California, where Democrats control all the levers of power, shelved plans for a single-payer system this year after the state House speaker said its cost would run into the hundreds of billions of dollars.

Implementing a single-payer system nationwide could cost $25 trillion over a decade, the Committee for a Responsible Federal Budget estimated Tuesday. The independent bipartisan public policy organization was looking at a version Mr. Sanders laid out during the presidential campaign last year. The CRFB said $16 trillion of that cost would be new spending, not offset by higher taxes or cuts elsewhere.

Republicans appeared to relish the debate from the sidelines, figuring a debate over “government-run” care would divide their rivals and be a liability for Senate Democrats facing re-election in states that Mr. Trump won by wide margins.

“It seems that this complete government takeover of health care is becoming the litmus test for the liberal left,” said Sen. John Barrasso, Wyoming Republican, noting that Mr. Sanders’s home state of Vermont abandoned a state-level push for single-payer over its high costs.

He said single-payer will force Americans to wait for critical care and stress the Medicare program once it is extended to people younger than 65.

The National Republican Senatorial Committee quickly needled Sen. Tammy Baldwin, a Democrat facing a re-election battle in Wisconsin next year, for backing “the left’s radical plans.” The committee bet it would cost her with voters in a state that gave Mr. Trump a critical election boost in November.

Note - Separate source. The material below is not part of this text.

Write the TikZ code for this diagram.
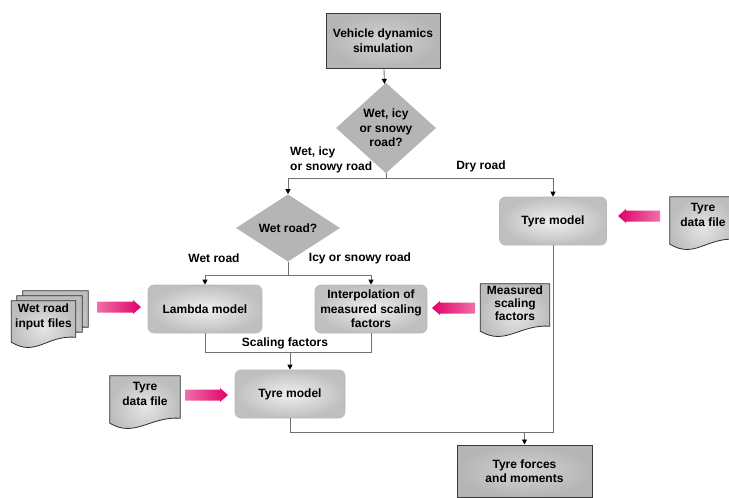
\documentclass[tikz,border=0pt]{standalone}
\usepackage{fontspec}
\setmainfont{Liberation Sans}
\usetikzlibrary{shapes.geometric,arrows.meta,calc}

\definecolor{pinkhead}{HTML}{E0006A}
\definecolor{pinktail}{HTML}{F070A8}
\definecolor{linegray}{HTML}{707070}

% document outline with a wavy lower edge, drawn around a named node
\newcommand\docshape[1]{%
  \draw[docstyle] (#1.north west) -- (#1.north east)
    -- ($(#1.south east)+(0pt,8pt)$)
    .. controls ($(#1.south east)+(-30pt,10pt)$) and ($(#1.south west)+(25pt,-12pt)$)
    .. ($(#1.south west)+(0pt,3pt)$) -- cycle;}

% horizontal block arrow from coordinate #2 to coordinate #3
\newcommand\blockarrow[3]{%
  \path[#1] ($(#2)+(0pt,5.5pt)$) -- ($(#3)!8pt!(#2)+(0pt,5.5pt)$)
    -- ($(#3)!8pt!(#2)+(0pt,7pt)$) -- (#3) -- ($(#3)!8pt!(#2)+(0pt,-7pt)$)
    -- ($(#3)!8pt!(#2)+(0pt,-5.5pt)$) -- ($(#2)+(0pt,-5.5pt)$) -- cycle;}

\begin{document}
\begin{tikzpicture}[x=1pt,y=-1pt,
  font=\bfseries\fontsize{12}{14.5}\selectfont,
  conn/.style={draw=linegray, line width=0.9pt},
  arr/.style={conn, -{Triangle[length=5pt,width=5pt,color=black]}},
  squarebox/.style={rectangle, draw=gray!45!black, line width=1pt,
    inner color=gray!35, outer color=gray!58, align=center, inner sep=2pt},
  roundbox/.style={rectangle, rounded corners=6pt, draw=gray!55, line width=0.6pt,
    inner color=gray!12, outer color=gray!50, align=center, inner sep=1pt,
    minimum height=48pt},
  decision/.style={diamond, fill=gray!58, align=center, inner sep=0pt},
  doctext/.style={rectangle, align=center, inner sep=0pt},
  docstyle/.style={draw=gray!35!black, line width=0.8pt, inner color=gray!20, outer color=gray!52},
  lbl/.style={inner sep=1pt},
  pinkR/.style={left color=pinktail, right color=pinkhead},
  pinkL/.style={left color=pinkhead, right color=pinktail}
]
\useasboundingbox (0,0) rectangle (729,498);

% main flow boxes
\node[squarebox, minimum width=114pt, minimum height=55pt] (sim) at (383,40.5) {Vehicle dynamics\\simulation};
\node[decision, minimum width=100pt, minimum height=64pt] (d1) at (386,128) {Wet, icy\\or snowy\\road?};
\node[decision, minimum width=104pt, minimum height=56pt] (d2) at (288,228) {Wet road?};
\node[roundbox, minimum width=114pt] (lam) at (205,309) {Lambda model};
\node[roundbox, minimum width=112pt] (interp) at (371,309) {Interpolation of\\measured scaling\\factors};
\node[roundbox, minimum width=110pt] (tm2) at (290,394) {Tyre model};
\node[roundbox, minimum width=107pt] (tm1) at (553,221) {Tyre model};
\node[squarebox, minimum width=135pt, minimum height=52pt] (forces) at (524.5,471) {Tyre forces\\and moments};

% junction points
\coordinate (j1) at (386,178);
\coordinate (j1l) at (288,178);
\coordinate (j1r) at (553,178);
\coordinate (j2) at (288,275);
\coordinate (j2l) at (205,275);
\coordinate (j2r) at (371,275);
\coordinate (j3l) at (205,352);
\coordinate (j3r) at (371,352);
\coordinate (j3) at (290,352);
\coordinate (j4l) at (290,432);
\coordinate (j4r) at (553,432);
\coordinate (j4) at (524.5,432);

% connectors
\draw[arr] (sim) -- (d1);
\draw[conn] (d1.south) -- (j1);
\draw[conn] (j1l) -- (j1r);
\draw[arr] (j1l) -- (d2.north);
\draw[arr] (j1r) -- (tm1.north);
\draw[conn] (d2.south) -- (j2);
\draw[conn] (j2l) -- (j2r);
\draw[arr] (j2l) -- (lam.north);
\draw[arr] (j2r) -- (interp.north);
\draw[conn] (lam.south) -- (j3l) -- (j3r) -- (interp.south);
\draw[arr] (j3) -- (tm2.north);
\draw[conn] (tm2.south) -- (j4l) -- (j4r) -- (tm1.south);
\draw[arr] (j4) -- (forces.north);

% connector labels
\node[lbl, anchor=west, align=left] (l1) at (289,160) {Wet, icy\\or snowy road};
\node[lbl] (l2) at (481,166) {Dry road};
\node[lbl] (l3) at (214,258) {Wet road};
\node[lbl] (l4) at (360,258) {Icy or snowy road};
\node[lbl] (l5) at (285,343) {Scaling factors};

% data files
\node[doctext, minimum width=65pt, minimum height=44pt] (wif3) at (55.5,313) {};
\node[doctext, minimum width=65pt, minimum height=44pt] (wif2) at (49.5,318) {};
\node[doctext, minimum width=64pt, minimum height=44pt] (wif) at (43.5,323) {};
\docshape{wif3}
\docshape{wif2}
\docshape{wif}
\node[align=center] (wift) at (43.5,317) {Wet road\\input files};

\node[doctext, minimum width=69pt, minimum height=50pt] (msf) at (515,309) {};
\docshape{msf}
\node[align=center, font=\bfseries\fontsize{12}{13}\selectfont] (msft) at (515,303) {Measured\\scaling\\factors};

\node[doctext, minimum width=70pt, minimum height=50pt] (tdl) at (145,401) {};
\docshape{tdl}
\node[align=center] (tdlt) at (145,394) {Tyre\\data file};

\node[doctext, minimum width=66pt, minimum height=50pt] (tdr) at (703,222) {};
\docshape{tdr}
\node[align=center] (tdrt) at (703,215) {Tyre\\data file};

% feed arrows
\coordinate (p1s) at (97,307);  \coordinate (p1e) at (141,307);
\coordinate (p2s) at (475,308); \coordinate (p2e) at (432,308);
\coordinate (p3s) at (660,216); \coordinate (p3e) at (618,216);
\coordinate (p4s) at (185,395); \coordinate (p4e) at (228,395);
\blockarrow{pinkR}{p1s}{p1e}
\blockarrow{pinkL}{p2s}{p2e}
\blockarrow{pinkL}{p3s}{p3e}
\blockarrow{pinkR}{p4s}{p4e}
\end{tikzpicture}
\end{document}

Indeed, the other Democrats who have publicly backed Mr. Sanders’s bill come from reliably blue states: Sens. Jeff Merkley of Oregon, Edward J. Markey of Massachusetts, Sheldon Whitehouse of Rhode Island, Richard Blumenthal of Connecticut, Tom Udall of New Mexico, and Mazie K. Hirono and Brian Schatz of Hawaii.

Yet progressives, emboldened by Republicans’ sputtering plans to repeal and replace the Affordable Care Act, say the time is ripe to advance their cause.

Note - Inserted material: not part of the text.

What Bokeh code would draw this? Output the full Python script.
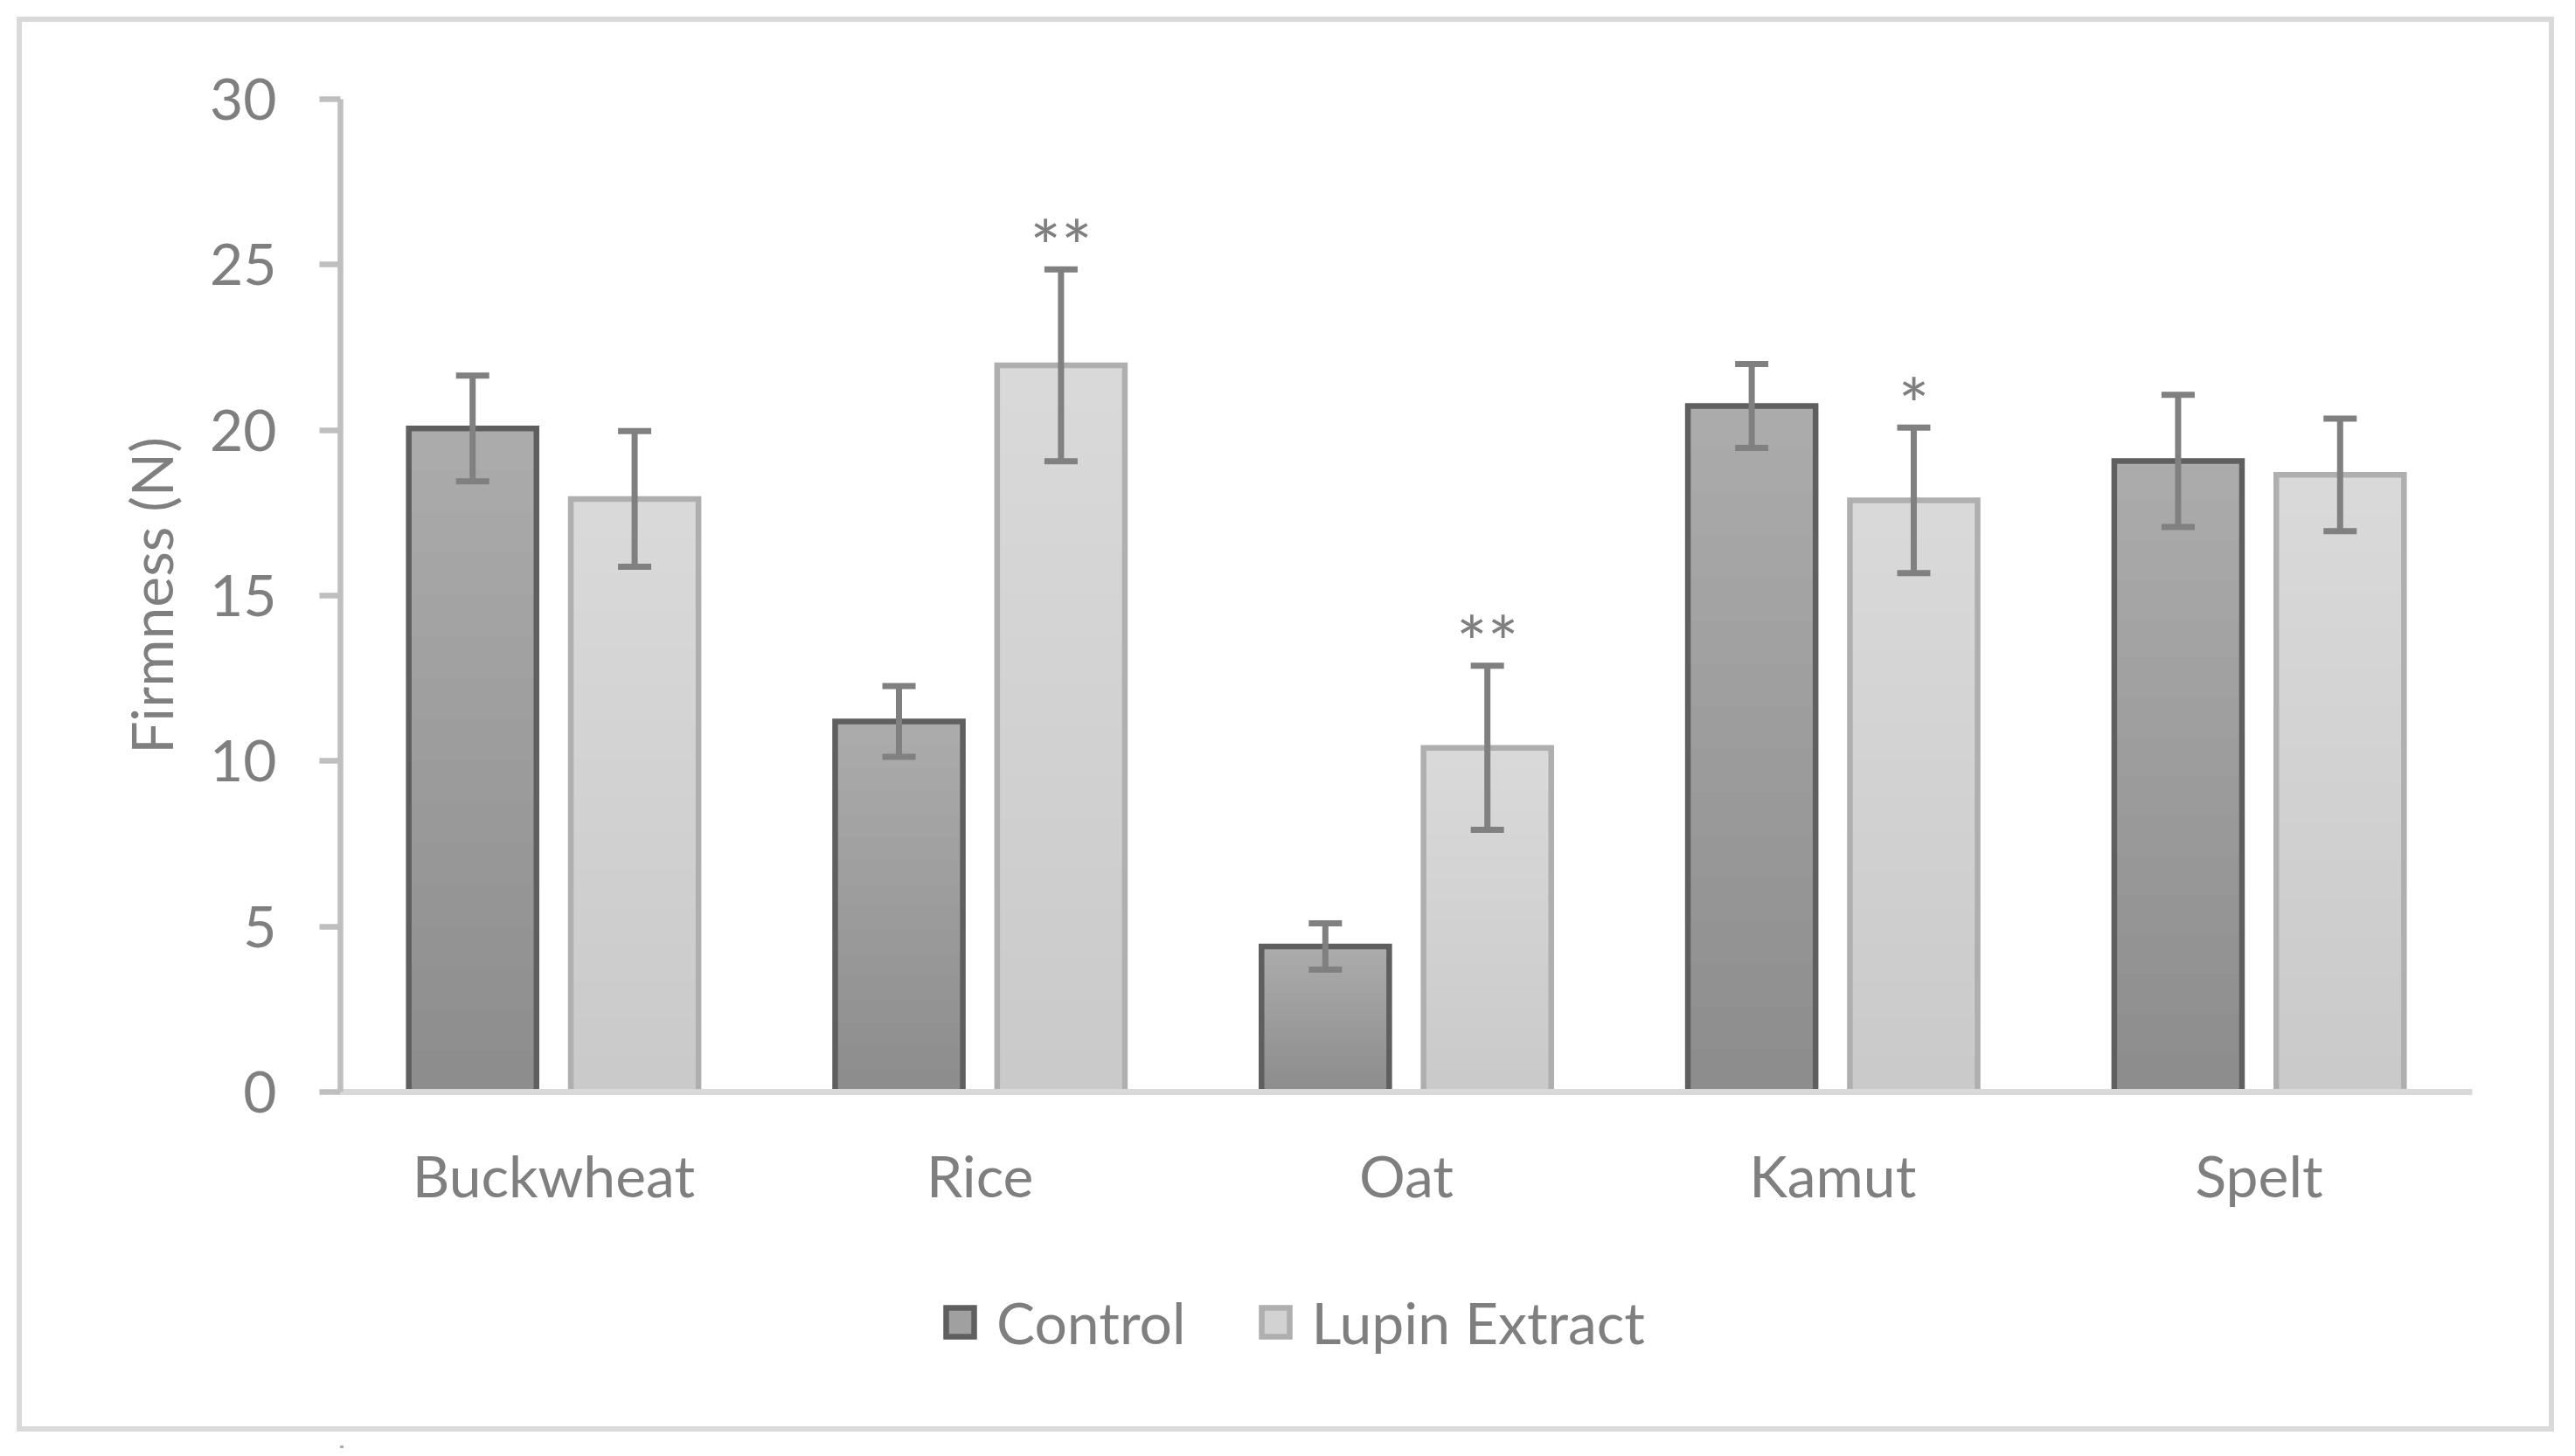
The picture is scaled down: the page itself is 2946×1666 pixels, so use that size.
from bokeh.plotting import figure
from bokeh.layouts import column
from bokeh.models import (ColumnDataSource, Range1d, FactorRange, SingleIntervalTicker,
                          Whisker, TeeHead, Legend, LegendItem)
from bokeh.transform import dodge
from bokeh.core.properties import value
from bokeh.embed import file_html
from bokeh.resources import INLINE

# ---------------- data ----------------
categories = ["Buckwheat", "Rice", "Oat", "Kamut", "Spelt"]
control_mean = [20.05, 11.2, 4.4, 20.73, 19.07]
control_err = [1.6, 1.07, 0.7, 1.27, 2.0]
lupin_mean = [17.92, 21.96, 10.4, 17.88, 18.65]
lupin_err = [2.05, 2.9, 2.48, 2.2, 1.7]
significance = ["", "**", "**", "*", ""]
series_names = ["Control", "Lupin Extract"]
y_ticks_interval = 5

# ---------------- style ----------------
FONT = "Lato"
FS = "66px"
TEXT = "#7f7f7f"
W = 2941
H1, H2 = 1420, 237
OFF = 0.19
BW = 0.2995
NGRAD = 16

src = ColumnDataSource(dict(
    cat=categories,
    control=control_mean,
    control_lo=[m - e for m, e in zip(control_mean, control_err)],
    control_hi=[m + e for m, e in zip(control_mean, control_err)],
    lupin=lupin_mean,
    lupin_lo=[m - e for m, e in zip(lupin_mean, lupin_err)],
    lupin_hi=[m + e for m, e in zip(lupin_mean, lupin_err)],
    sig=significance,
))
for key, means in (("control", control_mean), ("lupin", lupin_mean)):
    for i in range(1, NGRAD + 1):
        src.data[f"{key}_g{i}"] = [m * i / NGRAD for m in means]

p = figure(x_range=FactorRange(factors=categories), y_range=Range1d(0, 30),
           width=W, height=H1, output_backend="svg", toolbar_location=None,
           min_border_left=389, min_border_right=113, min_border_top=113,
           min_border_bottom=H1 - 1249)
p.background_fill_color = "white"
p.border_fill_color = None
p.outline_line_color = None
p.xgrid.grid_line_color = None
p.ygrid.grid_line_color = None

styles = [
    ("control", -OFF, "#adadad", "#5f5f5f", 1 - 0.86 ** (1 / NGRAD)),
    ("lupin", OFF, "#dadada", "#afafaf", 1 - 0.935 ** (1 / NGRAD)),
]
for key, off, fill, line, alpha in styles:
    xd = dodge("cat", off, range=p.x_range)
    p.vbar(x=xd, top=key, width=BW, bottom=0, source=src,
           fill_color=fill, line_color=None)
    for i in range(1, NGRAD + 1):
        p.vbar(x=xd, top=f"{key}_g{i}", width=BW, bottom=0, source=src,
               fill_color="black", fill_alpha=alpha, line_color=None)
    p.vbar(x=xd, top=key, width=BW, bottom=0, source=src,
           fill_color=None, line_color=line, line_width=6.5, line_join="miter")
    w = Whisker(source=src, base=xd, upper=f"{key}_hi", lower=f"{key}_lo",
                line_color="#808080", line_width=7, level="overlay",
                upper_head=TeeHead(size=38, line_color="#808080", line_width=7),
                lower_head=TeeHead(size=38, line_color="#808080", line_width=7))
    p.add_layout(w)

p.text(x=dodge("cat", OFF, range=p.x_range), y="lupin_hi", text="sig", source=src,
       text_font=value(FONT), text_font_size="84px", text_color=TEXT,
       text_align="center", text_baseline="middle", y_offset=-28)

# y axis
ya = p.yaxis[0]
ya.ticker = SingleIntervalTicker(interval=y_ticks_interval)
ya.minor_tick_line_color = None
ya.major_tick_in = 0
ya.major_tick_out = 24
ya.major_tick_line_color = "#bfbfbf"
ya.major_tick_line_width = 6.5
ya.axis_line_color = "#bfbfbf"
ya.axis_line_width = 6.5
ya.major_label_text_font = FONT
ya.major_label_text_font_size = FS
ya.major_label_text_color = TEXT
ya.major_label_standoff = 49
ya.axis_label = "Firmness (N)"
ya.axis_label_standoff = 25
ya.axis_label_text_font = FONT
ya.axis_label_text_font_size = FS
ya.axis_label_text_color = TEXT
ya.axis_label_text_font_style = "normal"

# x axis
xa = p.xaxis[0]
xa.axis_line_color = "#d9d9d9"
xa.axis_line_width = 7
xa.major_tick_line_color = None
xa.major_tick_in = 0
xa.major_tick_out = 0
xa.minor_tick_line_color = None
xa.major_label_standoff = 55
xa.major_label_text_font = FONT
xa.major_label_text_font_size = FS
xa.major_label_text_color = TEXT

# legend strip (own canvas below the chart, so the legend is not clipped)
pl = figure(width=W, height=H2, x_range=Range1d(0, 1), y_range=Range1d(0, 1),
            output_backend="svg", toolbar_location=None,
            x_axis_location=None, y_axis_location=None,
            min_border_left=389, min_border_right=113, min_border_top=0,
            min_border_bottom=0)
pl.xgrid.grid_line_color = None
pl.ygrid.grid_line_color = None
pl.outline_line_color = None
pl.background_fill_color = None
pl.border_fill_color = None
legend_items = []
proxy_x, proxy_y = [-100.0], [-100.0]   # legend swatch proxies, far outside the visible range
for (key, off, fill, line, alpha), name in zip(styles, series_names):
    r_fill = pl.vbar(x=proxy_x, top=proxy_y, bottom=proxy_y, width=0.1,
                     fill_color=fill, line_color=None)
    r_grad = pl.vbar(x=proxy_x, top=proxy_y, bottom=proxy_y, width=0.1,
                     fill_color="black", fill_alpha=alpha * NGRAD / 2, line_color=None)
    r_line = pl.vbar(x=proxy_x, top=proxy_y, bottom=proxy_y, width=0.1,
                     fill_color=None, line_color=line, line_width=6.5, line_join="miter")
    legend_items.append(LegendItem(label=name, renderers=[r_fill, r_grad, r_line]))

legend = Legend(items=legend_items, orientation="horizontal", location=(689, 105.5),
                glyph_width=40, glyph_height=41, label_standoff=22, spacing=82,
                padding=0, margin=0, border_line_color=None, background_fill_alpha=0,
                label_text_font=FONT, label_text_font_size=FS, label_text_color=TEXT)
pl.add_layout(legend)

layout = column(p, pl, spacing=0,
                styles={"outline": "6.5px solid #d9d9d9", "outline-offset": "-25.5px",
                        "background-color": "white"})

open("out.html", "w").write(file_html(layout, INLINE))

Mr. Sanders, who rose to prominence during his upstart primary campaign against Democratic presidential candidate Hillary Clinton, has championed single-payer care for years. He says it’s unconscionable that one of the richest nations in the world allows tens of millions of its citizens to go uninsured.

Democratic leaders say they are looking at options short of a single-payer system, such as allowing Americans to buy into Medicaid or Medicare insurance or to lower the age of Medicare eligibility to 55.

“We want to move the issue forward. We’re looking at all of this,” Mr. Schumer said.

A Kaiser Family Foundation poll from July said a slim majority like the idea of getting insurance from a single government plan, though support was divided among party lines and shifted with language. For instance, more people like the idea of “Medicare for all” than a “single-payer health insurance system.”

The groundswell of support is a shift from nearly two decades ago, when it was about 40 percent, and for Democrats, who couldn’t rally around a more limited “public option” to compete with private plans during the debate over Obamacare in 2009 and 2010.

Analysts say Democrats will have to settle on policy goals and sell them to the American public. Otherwise, they could end up facing the same challenge that Republicans encountered this year, after years of promising to swiftly repeal and replace Obamacare but without filling in the details.

“As Sen. Sanders himself has seemed to suggest in the past, this is going to be a long, drawn-out process,” said Jim Manley, a Democratic strategist who served as Harry Reid’s spokesman in the Senate. “Proponents have a long-term selling job on their hands as they work to explain to the American people why this is the right way to go.”